Hybrid Debt Resilience

European credit markets are shifting toward equilibrium. The clear divisions that once separated bank loans, private credit, and public bonds are fading as higher base rates and tighter bank regulation reshape how companies raise capital. Borrowers that previously relied on bilateral bank lines or private funds are re-engaging the bond markets, and investors are comparing opportunities across all credit types with a sharper focus on governance, transparency, and predictable cash flow.
Recent data from the Association for Financial Markets in Europe show that European high-yield bond issuance reached €28.8 billion in the first quarter of 2025, nearly triple the quarterly volume recorded in 2022, when the market was effectively frozen by rate volatility and inflation uncertainty. This rebound shows that, while overall issuance has moderated from the 2024 recovery peak, investors continue to allocate meaningfully to mid-market and crossover credits (bonds rated between investment grade and high-yield) that offer clarity of cash flow and covenant discipline.

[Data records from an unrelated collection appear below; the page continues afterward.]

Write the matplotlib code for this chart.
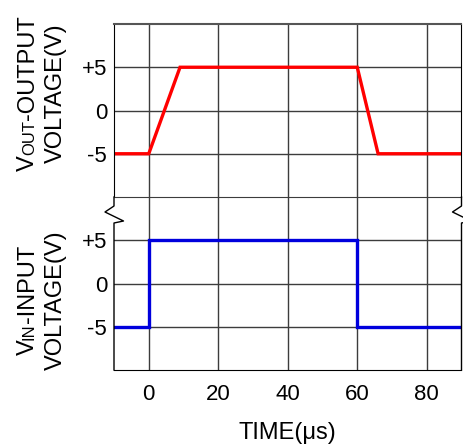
import matplotlib
matplotlib.use("Agg")
import matplotlib.pyplot as plt
from matplotlib.lines import Line2D

plt.rcParams['font.family'] = ['Liberation Sans', 'DejaVu Sans']

# ---- data ----
t_out = [-10, 0, 9, 60, 66, 90]
v_out = [-5, -5, 5, 5, -5, -5]
t_in = [-10, 0, 0, 60, 60, 90]
v_in = [-5, -5, 5, 5, -5, -5]
x_ticks = [0, 20, 40, 60, 80]
y_ticks = [-5, 0, 5]
y_tick_labels = ['-5', '0', '+5']
x_label = 'TIME(\u03bcs)'
top_label = [[('V', 17), ('OUT', 12), ('-OUTPUT', 17)], [('VOLTAGE(V)', 17)]]
bot_label = [[('V', 17), ('IN', 12), ('-INPUT', 17)], [('VOLTAGE(V)', 17)]]

W, H = 464, 448
fig = plt.figure(figsize=(W / 100, H / 100), dpi=100)

def fx(px):
    return px / W

def fy(py):
    return (H - py) / H

left, right = 114, 461.5
top, mid, bottom = 24, 197, 370
ax_top = fig.add_axes([fx(left), fy(mid), fx(right) - fx(left), fy(top) - fy(mid)])
ax_bot = fig.add_axes([fx(left), fy(bottom), fx(right) - fx(left), fy(mid) - fy(bottom)])

grid_c = '#3c3c3c'
for ax in (ax_top, ax_bot):
    ax.set_xlim(-10, 90)
    ax.set_ylim(-10, 10)
    ax.set_xticks(x_ticks)
    ax.set_yticks(y_ticks)
    ax.set_yticklabels(y_tick_labels, fontsize=16)
    ax.tick_params(length=0, pad=5)
    ax.grid(True, color=grid_c, lw=1.0)
    ax.set_axisbelow(True)
    ax.spines['right'].set_color('black')
    ax.spines['left'].set_color('black')
    ax.spines['bottom'].set_color('black')

ax_top.tick_params(axis='x', labelbottom=False)
ax_top.spines['top'].set_color('#555555')
ax_top.spines['top'].set_linewidth(1.5)
ax_top.spines['bottom'].set_visible(False)
ax_bot.spines['top'].set_color(grid_c)
ax_bot.spines['left'].set_visible(False)
ax_bot.spines['right'].set_visible(False)
ax_bot.tick_params(axis='x', labelsize=16, pad=10)
ax_bot.set_xlabel(x_label, fontsize=17, labelpad=12)

ax_top.plot(t_out, v_out, color='#ff0000', lw=2.4, solid_joinstyle='miter')
ax_bot.plot(t_in, v_in, color='#0000dd', lw=2.4, solid_joinstyle='miter')

# spines of the lower panel with break marks
for xs in (left, right):
    pts = [(xs, mid), (xs, 206), (xs - 9, 212), (xs + 9.5, 221), (xs, 223), (xs, bottom)]
    fig.add_artist(Line2D([fx(p[0]) for p in pts], [fy(p[1]) for p in pts],
                          color='black', lw=1.0, transform=fig.transFigure))

# rich rotated y labels
fig.canvas.draw()
renderer = fig.canvas.get_renderer()

def rich_vertical(parts, x_base, y_center):
    texts = []
    widths = []
    for s, size in parts:
        t = fig.text(0, 0, s, fontsize=size, rotation=90, rotation_mode='anchor',
                     ha='left', va='baseline')
        texts.append(t)
        widths.append(t.get_window_extent(renderer).height)
    total = sum(widths)
    y = y_center + total / 2
    for t, w in zip(texts, widths):
        t.set_position((fx(x_base), fy(y)))
        y -= w

for lines, yc in ((top_label, 93), (bot_label, 300)):
    for i, parts in enumerate(lines):
        rich_vertical(parts, 34 + 28 * i, yc)

fig.savefig('out.png', dpi=100)
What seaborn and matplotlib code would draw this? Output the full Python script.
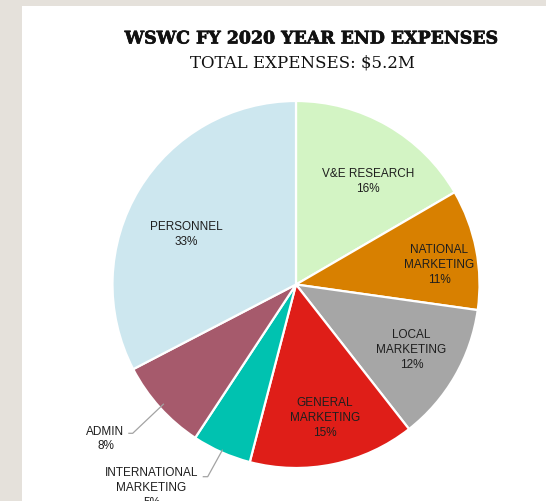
import numpy as np
import matplotlib
matplotlib.use("Agg")
import matplotlib.pyplot as plt
import matplotlib.patheffects as pe
import seaborn as sns
from matplotlib.patches import Rectangle

categories = ["V&E RESEARCH", "NATIONAL\nMARKETING", "LOCAL\nMARKETING",
              "GENERAL\nMARKETING", "INTERNATIONAL\nMARKETING", "ADMIN", "PERSONNEL"]
values = [16.6, 10.6, 12.2, 14.6, 5.2, 8.1, 32.6]
pct_labels = ["16%", "11%", "12%", "15%", "5%", "8%", "33%"]
colors = ["#d3f4c4", "#d88000", "#a6a6a6", "#df1e18", "#00c2b0", "#a65a6c", "#cde7ef"]
title = "WSWC FY 2020 YEAR END EXPENSES"
subtitle = "TOTAL EXPENSES: $5.2M"

sns.set_theme(style="white")
plt.rcParams['font.family'] = ['Liberation Sans', 'DejaVu Sans']

W, H = 546, 502
fig = plt.figure(figsize=(W / 100, H / 100), dpi=100)
fig.patch.set_facecolor("#e5e1db")
fig.patches.append(Rectangle((22 / W, 0), 1 - 22 / W, (H - 7) / H,
                             transform=fig.transFigure, facecolor="white",
                             edgecolor="none", zorder=-1))

ax = fig.add_axes([0, 0, 1, 1], zorder=2)
ax.patch.set_alpha(0)

cx, cy, R = 296, H - 285.5, 183.5
wedges, _ = ax.pie(values, colors=colors, startangle=90, counterclock=False,
                   center=(cx, cy), radius=R,
                   wedgeprops=dict(edgecolor="white", linewidth=1.6))
ax.set_xlim(0, W)
ax.set_ylim(0, H)
ax.set_aspect("equal")
ax.axis("off")

txt_color = "#1e1e1e"
fs = 8.5
ls = 1.32
# (radius fraction, angle offset in degrees) for inside labels
inside_pos = [(0.69, -4.6), (0.79, -2.9), (0.72, 0.9), (0.74, 0.6), None, None, (0.66, 6.5)]
for w, lab, p, pos in zip(wedges, categories, pct_labels, inside_pos):
    if pos is None:
        continue
    d, off = pos
    mid = np.deg2rad((w.theta1 + w.theta2) / 2 + off)
    ax.text(cx + d * R * np.cos(mid), cy + d * R * np.sin(mid),
            f"{lab}\n{p}", ha="center", va="center", fontsize=fs,
            color=txt_color, linespacing=ls)

# outside labels with leader lines
line_color = "#a3a3a3"
outside = {4: dict(inner=0.985, elbow=(207.7, H - 477.7), end=(202.7, H - 477.7), text=(151.5, H - 488)),
           5: dict(inner=0.97, elbow=(132.7, H - 434.3), end=(128.3, H - 434.3), text=(105.5, H - 439))}
for i, o in outside.items():
    w = wedges[i]
    mid = np.deg2rad((w.theta1 + w.theta2) / 2)
    p0 = (cx + o["inner"] * R * np.cos(mid), cy + o["inner"] * R * np.sin(mid))
    ax.plot([p0[0], o["elbow"][0], o["end"][0]], [p0[1], o["elbow"][1], o["end"][1]],
            color=line_color, lw=0.9, solid_capstyle="butt")
    ax.text(o["text"][0], o["text"][1], f"{categories[i]}\n{pct_labels[i]}",
            ha="center", va="center", fontsize=fs, color=txt_color, linespacing=ls)

fig.text(311.5 / W, 1 - 40 / H, title, ha="center", va="center",
         fontsize=12.5, fontweight="bold", family=["DejaVu Serif"], color="#111111",
         path_effects=[pe.withStroke(linewidth=0.5, foreground="#111111")])
fig.text(303 / W, 1 - 62.5 / H, subtitle, ha="center", va="center",
         fontsize=12, family=["DejaVu Serif"], color="#111111")

fig.savefig("out.png", dpi=100)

Aalto Capital recently advised Eleving Group’s €275 million senior secured bond. The 2025–2030 notes were listed in Frankfurt and on Nasdaq Riga and drew demand primarily from institutional investors across Europe, the United States, and the Middle East.

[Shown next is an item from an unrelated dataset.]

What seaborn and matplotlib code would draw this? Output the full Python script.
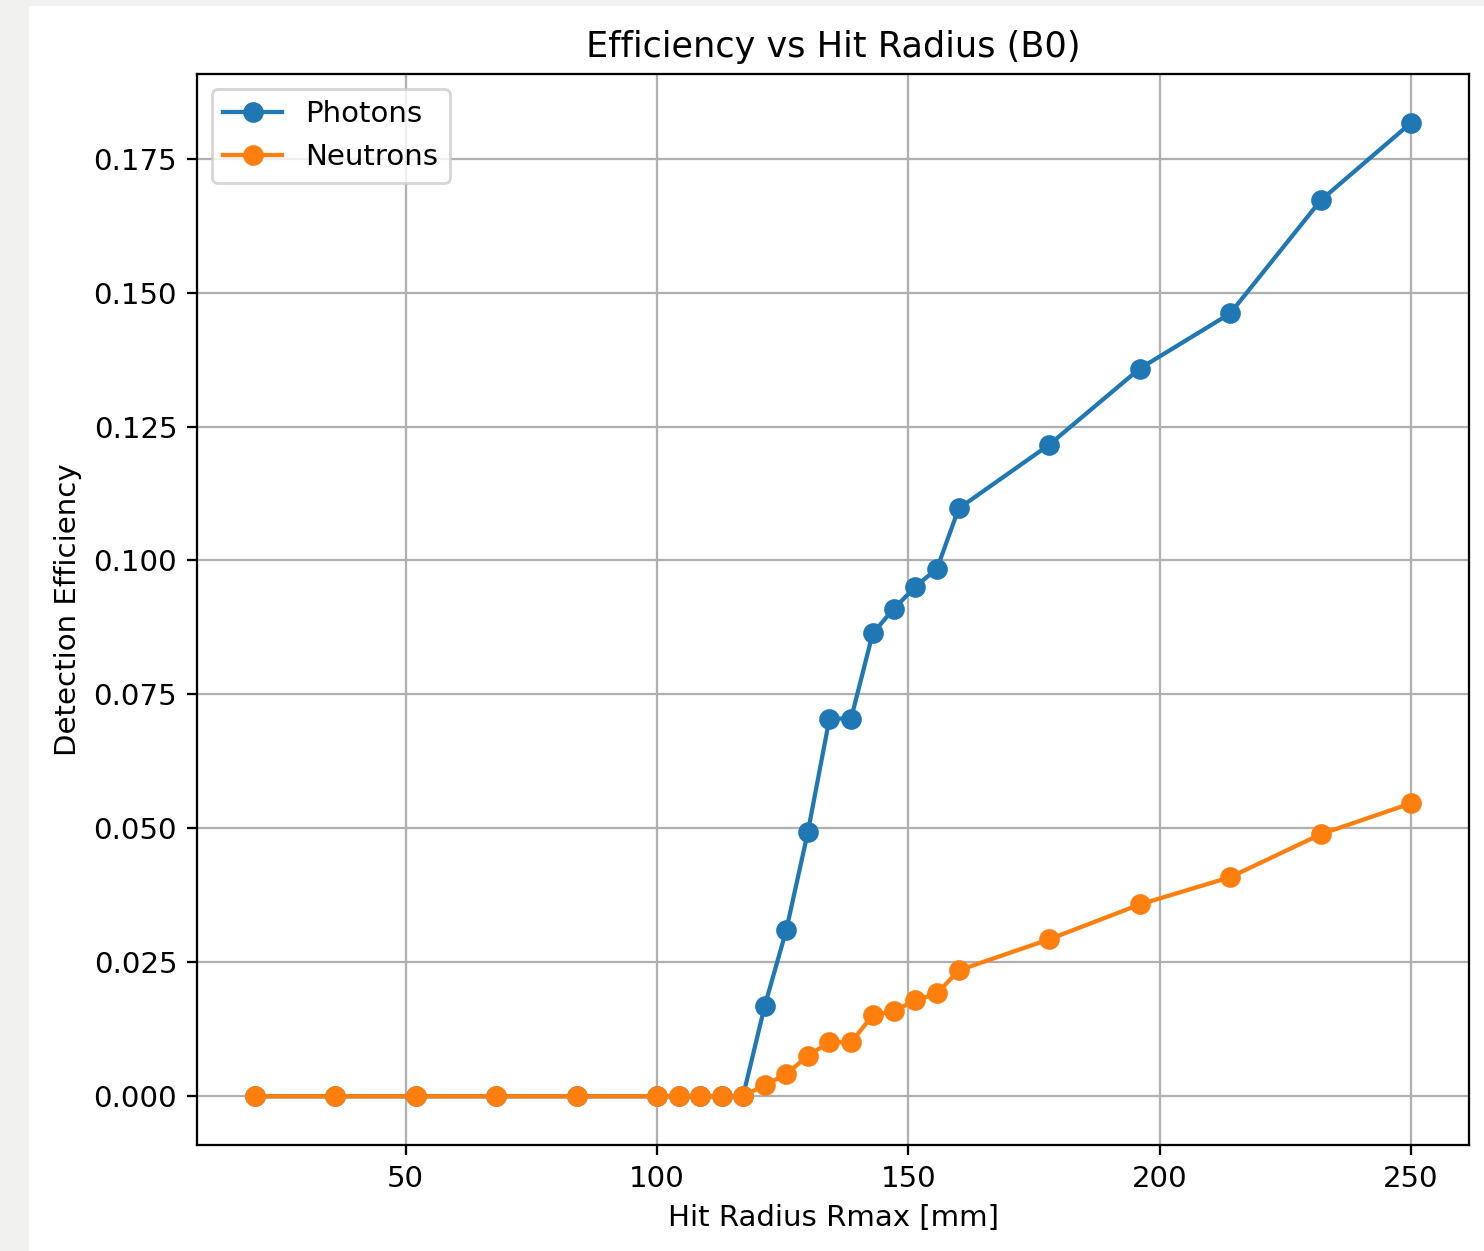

For Aalto Capital, Eleving’s success demonstrates how Europe’s debt markets are becoming more connected and pragmatic. Issuers no longer face a binary choice between private debt and public bonds. The most effective mid-market borrowers are those structuring capital that satisfies both investor audiences, transparent enough for listing and disciplined enough for credit funds. As yields stabilise and investors prioritise fundamentals, this integrated approach is defining the next stage of European corporate finance.